# Sick leave and bank holiday entitlements



## sandrat (28 Mar 2008)

I have been out on pregnancy related sick leave for a few weeks. I get paid by my employer and they get my illness benefit money. I was certified sick for St. Patrick's day and Easter Monday (and good friday bu t dont think that counts). Am I entitled to these days back when I return to work and do I need to take them before returning or within a certain time frame?


----------



## becky (28 Mar 2008)

We restore the bk hldys following sick leave.

I ask satff returning from mat leave to use up the public hldys and some A/L before they return as mat leave often spans 2 leave years.  I'm not aware of any time frame limits.


----------



## sandrat (28 Mar 2008)

i will be back next week all going well but starting maternity leave 3 weeks after that so should I use these days before maternity leave?


----------



## becky (28 Mar 2008)

No you can't use the bk hl dys before the mat leave.


----------



## sandrat (28 Mar 2008)

the ones that i was certified sick for before maternity leave? why not?


----------



## becky (28 Mar 2008)

You can take them.  I thought you meant the ones that would occur while you were on Mat leave.


----------



## sandrat (12 Apr 2008)

turns out I wasnt entitled to them because the just don't count those as sick days on my file


----------



## Purple (12 Apr 2008)

sandrat said:


> turns out I wasnt entitled to them because the just don't count those as sick days on my file



That does seem logical. Otherwise they would be paying you twice for a day you weren't in!


----------



## Crugers (13 Apr 2008)

sandrat said:


> turns out I wasnt entitled to them because the just don't count those as sick days on my file


 
Whether THEY count them or not is not important! What is important is "Are you entitled to them!"

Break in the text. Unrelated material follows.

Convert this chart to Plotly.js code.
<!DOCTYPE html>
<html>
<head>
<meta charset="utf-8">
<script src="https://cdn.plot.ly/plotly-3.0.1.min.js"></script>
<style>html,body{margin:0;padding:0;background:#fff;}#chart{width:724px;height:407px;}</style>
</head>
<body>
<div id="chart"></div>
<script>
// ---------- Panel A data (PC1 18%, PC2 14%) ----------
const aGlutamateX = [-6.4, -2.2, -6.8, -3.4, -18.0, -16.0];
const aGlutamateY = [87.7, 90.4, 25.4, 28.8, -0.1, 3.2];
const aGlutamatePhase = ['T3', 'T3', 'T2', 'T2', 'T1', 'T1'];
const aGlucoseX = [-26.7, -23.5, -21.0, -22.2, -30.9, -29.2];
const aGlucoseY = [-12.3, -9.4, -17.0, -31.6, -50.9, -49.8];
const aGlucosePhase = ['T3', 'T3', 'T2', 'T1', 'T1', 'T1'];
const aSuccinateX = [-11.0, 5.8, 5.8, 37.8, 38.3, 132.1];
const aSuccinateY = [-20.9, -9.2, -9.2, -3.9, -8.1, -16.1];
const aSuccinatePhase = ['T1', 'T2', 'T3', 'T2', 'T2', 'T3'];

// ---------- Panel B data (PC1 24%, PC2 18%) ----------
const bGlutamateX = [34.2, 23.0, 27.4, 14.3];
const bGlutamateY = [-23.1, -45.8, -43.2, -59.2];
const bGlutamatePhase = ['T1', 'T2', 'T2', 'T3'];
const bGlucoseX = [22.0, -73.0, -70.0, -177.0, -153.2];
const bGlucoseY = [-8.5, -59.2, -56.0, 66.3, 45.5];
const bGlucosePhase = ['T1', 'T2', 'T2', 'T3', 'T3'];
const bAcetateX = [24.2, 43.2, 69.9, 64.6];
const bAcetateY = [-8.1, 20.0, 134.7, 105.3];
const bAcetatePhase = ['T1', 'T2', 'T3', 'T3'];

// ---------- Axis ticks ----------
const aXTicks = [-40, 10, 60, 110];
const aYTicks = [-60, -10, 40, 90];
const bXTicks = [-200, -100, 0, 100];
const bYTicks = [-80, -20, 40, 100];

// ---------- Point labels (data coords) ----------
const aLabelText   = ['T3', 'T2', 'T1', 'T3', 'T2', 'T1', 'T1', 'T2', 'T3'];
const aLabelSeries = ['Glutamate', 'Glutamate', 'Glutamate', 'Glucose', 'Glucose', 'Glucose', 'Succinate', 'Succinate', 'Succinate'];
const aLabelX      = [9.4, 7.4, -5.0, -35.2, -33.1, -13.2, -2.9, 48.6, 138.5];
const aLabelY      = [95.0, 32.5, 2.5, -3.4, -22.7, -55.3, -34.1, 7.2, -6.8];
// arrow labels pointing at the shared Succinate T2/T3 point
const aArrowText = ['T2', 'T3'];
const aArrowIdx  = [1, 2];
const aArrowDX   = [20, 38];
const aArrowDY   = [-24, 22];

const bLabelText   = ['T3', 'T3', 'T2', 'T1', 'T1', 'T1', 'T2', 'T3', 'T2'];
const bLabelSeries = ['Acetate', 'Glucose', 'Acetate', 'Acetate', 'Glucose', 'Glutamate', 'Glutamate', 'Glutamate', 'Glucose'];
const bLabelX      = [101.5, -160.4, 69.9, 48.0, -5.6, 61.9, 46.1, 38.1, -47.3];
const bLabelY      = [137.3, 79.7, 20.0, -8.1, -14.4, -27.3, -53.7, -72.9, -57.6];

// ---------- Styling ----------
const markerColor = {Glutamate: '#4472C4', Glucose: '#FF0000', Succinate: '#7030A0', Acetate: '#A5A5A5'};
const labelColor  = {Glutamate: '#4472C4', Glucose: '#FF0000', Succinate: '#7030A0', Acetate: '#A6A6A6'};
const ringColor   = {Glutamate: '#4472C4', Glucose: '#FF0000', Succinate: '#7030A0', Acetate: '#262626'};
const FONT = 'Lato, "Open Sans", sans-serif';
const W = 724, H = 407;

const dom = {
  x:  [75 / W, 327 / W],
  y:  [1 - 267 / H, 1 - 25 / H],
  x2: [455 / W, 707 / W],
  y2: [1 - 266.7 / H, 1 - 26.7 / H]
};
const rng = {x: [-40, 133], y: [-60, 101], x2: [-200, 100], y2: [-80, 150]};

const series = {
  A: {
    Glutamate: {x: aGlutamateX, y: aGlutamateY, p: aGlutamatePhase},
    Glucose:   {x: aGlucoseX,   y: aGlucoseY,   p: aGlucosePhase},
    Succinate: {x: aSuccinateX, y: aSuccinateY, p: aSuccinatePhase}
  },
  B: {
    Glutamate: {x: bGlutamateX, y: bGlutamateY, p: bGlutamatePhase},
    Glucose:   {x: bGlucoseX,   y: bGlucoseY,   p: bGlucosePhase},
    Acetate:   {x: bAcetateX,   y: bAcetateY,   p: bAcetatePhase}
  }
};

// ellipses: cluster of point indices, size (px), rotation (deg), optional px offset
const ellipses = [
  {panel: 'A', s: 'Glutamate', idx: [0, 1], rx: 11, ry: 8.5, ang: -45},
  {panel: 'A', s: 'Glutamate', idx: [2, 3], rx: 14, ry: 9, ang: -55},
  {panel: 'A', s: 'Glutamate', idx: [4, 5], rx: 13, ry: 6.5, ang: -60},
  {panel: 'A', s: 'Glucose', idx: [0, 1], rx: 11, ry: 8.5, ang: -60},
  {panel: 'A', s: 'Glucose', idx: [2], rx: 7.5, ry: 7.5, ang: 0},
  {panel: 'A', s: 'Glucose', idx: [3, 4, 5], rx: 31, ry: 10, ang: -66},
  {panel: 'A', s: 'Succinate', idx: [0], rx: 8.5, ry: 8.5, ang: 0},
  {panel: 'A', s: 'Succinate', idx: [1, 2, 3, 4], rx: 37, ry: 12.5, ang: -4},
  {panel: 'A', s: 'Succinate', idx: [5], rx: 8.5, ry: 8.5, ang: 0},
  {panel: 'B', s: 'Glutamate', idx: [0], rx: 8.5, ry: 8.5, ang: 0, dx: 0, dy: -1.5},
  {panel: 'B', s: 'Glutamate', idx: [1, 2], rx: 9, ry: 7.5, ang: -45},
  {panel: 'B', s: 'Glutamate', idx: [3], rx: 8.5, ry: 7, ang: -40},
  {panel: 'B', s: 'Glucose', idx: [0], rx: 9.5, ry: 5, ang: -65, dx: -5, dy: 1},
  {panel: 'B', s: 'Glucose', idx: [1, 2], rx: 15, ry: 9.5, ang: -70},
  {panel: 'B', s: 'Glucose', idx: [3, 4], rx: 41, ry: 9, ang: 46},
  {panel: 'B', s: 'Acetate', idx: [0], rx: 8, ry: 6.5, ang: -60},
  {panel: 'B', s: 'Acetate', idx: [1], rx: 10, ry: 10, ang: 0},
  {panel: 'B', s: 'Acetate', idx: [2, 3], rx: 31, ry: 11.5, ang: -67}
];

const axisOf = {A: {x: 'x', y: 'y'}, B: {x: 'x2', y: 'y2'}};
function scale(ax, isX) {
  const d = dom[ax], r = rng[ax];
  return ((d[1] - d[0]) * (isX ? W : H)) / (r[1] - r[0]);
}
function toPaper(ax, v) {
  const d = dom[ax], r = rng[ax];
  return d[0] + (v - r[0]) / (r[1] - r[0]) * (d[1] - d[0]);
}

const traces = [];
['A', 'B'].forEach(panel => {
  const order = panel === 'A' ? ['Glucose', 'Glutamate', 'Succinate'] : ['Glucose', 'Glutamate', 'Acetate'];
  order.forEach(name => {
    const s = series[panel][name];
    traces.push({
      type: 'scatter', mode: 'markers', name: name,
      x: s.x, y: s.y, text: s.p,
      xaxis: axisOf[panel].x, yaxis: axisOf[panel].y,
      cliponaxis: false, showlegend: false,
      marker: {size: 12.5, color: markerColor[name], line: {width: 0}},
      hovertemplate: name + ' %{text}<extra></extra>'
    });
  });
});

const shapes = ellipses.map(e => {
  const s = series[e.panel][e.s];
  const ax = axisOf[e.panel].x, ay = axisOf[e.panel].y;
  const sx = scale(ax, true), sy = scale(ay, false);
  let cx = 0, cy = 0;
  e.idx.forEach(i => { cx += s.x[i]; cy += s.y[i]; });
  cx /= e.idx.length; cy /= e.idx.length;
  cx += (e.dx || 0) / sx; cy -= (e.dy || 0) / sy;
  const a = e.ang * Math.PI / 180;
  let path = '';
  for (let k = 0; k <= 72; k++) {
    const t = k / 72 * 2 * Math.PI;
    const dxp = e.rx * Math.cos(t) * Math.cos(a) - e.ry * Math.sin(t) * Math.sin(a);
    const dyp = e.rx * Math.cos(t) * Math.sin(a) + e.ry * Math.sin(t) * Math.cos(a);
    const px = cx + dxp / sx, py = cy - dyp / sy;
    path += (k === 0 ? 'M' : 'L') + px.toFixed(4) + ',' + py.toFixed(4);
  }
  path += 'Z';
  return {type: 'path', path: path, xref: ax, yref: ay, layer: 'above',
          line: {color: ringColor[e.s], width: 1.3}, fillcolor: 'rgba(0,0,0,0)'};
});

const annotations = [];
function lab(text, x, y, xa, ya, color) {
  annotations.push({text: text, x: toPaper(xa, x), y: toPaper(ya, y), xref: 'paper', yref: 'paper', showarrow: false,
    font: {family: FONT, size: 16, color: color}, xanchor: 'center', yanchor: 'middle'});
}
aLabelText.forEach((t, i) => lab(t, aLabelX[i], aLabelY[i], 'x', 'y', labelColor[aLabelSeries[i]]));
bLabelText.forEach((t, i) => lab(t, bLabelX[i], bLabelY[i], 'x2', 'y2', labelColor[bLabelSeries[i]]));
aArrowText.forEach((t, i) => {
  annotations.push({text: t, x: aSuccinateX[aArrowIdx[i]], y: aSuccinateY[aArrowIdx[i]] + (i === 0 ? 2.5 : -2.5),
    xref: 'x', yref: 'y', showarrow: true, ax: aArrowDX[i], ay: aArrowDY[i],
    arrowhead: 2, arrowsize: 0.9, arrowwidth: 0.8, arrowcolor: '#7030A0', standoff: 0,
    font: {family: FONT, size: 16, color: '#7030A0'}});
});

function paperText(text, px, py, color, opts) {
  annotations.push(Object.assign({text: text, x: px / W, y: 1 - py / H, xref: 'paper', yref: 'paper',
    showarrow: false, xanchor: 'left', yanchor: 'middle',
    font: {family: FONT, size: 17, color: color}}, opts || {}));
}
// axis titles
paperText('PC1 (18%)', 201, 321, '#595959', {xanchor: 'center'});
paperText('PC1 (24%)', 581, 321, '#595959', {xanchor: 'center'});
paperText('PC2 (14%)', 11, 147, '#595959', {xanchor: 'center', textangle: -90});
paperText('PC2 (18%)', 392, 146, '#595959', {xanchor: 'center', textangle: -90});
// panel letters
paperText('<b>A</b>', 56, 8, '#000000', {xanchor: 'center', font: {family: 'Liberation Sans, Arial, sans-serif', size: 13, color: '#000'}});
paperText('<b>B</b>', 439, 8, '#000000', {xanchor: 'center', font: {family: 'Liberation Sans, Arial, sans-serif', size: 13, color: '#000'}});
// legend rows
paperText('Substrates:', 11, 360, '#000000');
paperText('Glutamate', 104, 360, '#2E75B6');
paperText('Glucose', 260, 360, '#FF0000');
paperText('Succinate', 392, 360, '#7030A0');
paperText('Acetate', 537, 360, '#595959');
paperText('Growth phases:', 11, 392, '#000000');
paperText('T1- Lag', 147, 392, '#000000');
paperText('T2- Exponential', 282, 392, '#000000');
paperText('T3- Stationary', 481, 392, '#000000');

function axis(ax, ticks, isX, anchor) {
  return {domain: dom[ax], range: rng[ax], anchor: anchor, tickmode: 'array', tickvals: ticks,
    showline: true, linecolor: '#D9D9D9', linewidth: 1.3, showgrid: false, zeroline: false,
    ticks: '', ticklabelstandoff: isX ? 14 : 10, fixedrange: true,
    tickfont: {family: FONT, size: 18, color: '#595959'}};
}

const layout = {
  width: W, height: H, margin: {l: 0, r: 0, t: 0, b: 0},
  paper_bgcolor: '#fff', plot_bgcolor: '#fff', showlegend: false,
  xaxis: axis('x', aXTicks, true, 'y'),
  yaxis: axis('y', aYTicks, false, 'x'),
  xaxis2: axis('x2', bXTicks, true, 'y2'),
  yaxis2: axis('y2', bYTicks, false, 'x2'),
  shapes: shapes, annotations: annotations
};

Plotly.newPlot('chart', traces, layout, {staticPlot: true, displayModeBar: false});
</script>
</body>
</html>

From http://www.citizensinformation.ie/c...leave-and-holidays/public-holidays-in-ireland

*Sick leave on a public holiday*

If you are a full time worker on sick leave during a public holiday, you have an entitlement to time off work for the public holiday you missed. If you are a part-time worker on sick leave during a public holiday, you would be entitled to time off work for the public holiday, provided you had worked for your employer for at least 40 hours in the previous five-week period.
You are not entitled to public holiday benefits if you have been off work for more than 26 weeks due to an ordinary illness or accident, or for more than 52 weeks due to an occupational accident.


----------



## MugsGame (13 Apr 2008)

But there is no entitlement to paid sick leave. So it's reasonable (and legal IMO) for an employer to pay you only once for public holidays you are out sick for.


----------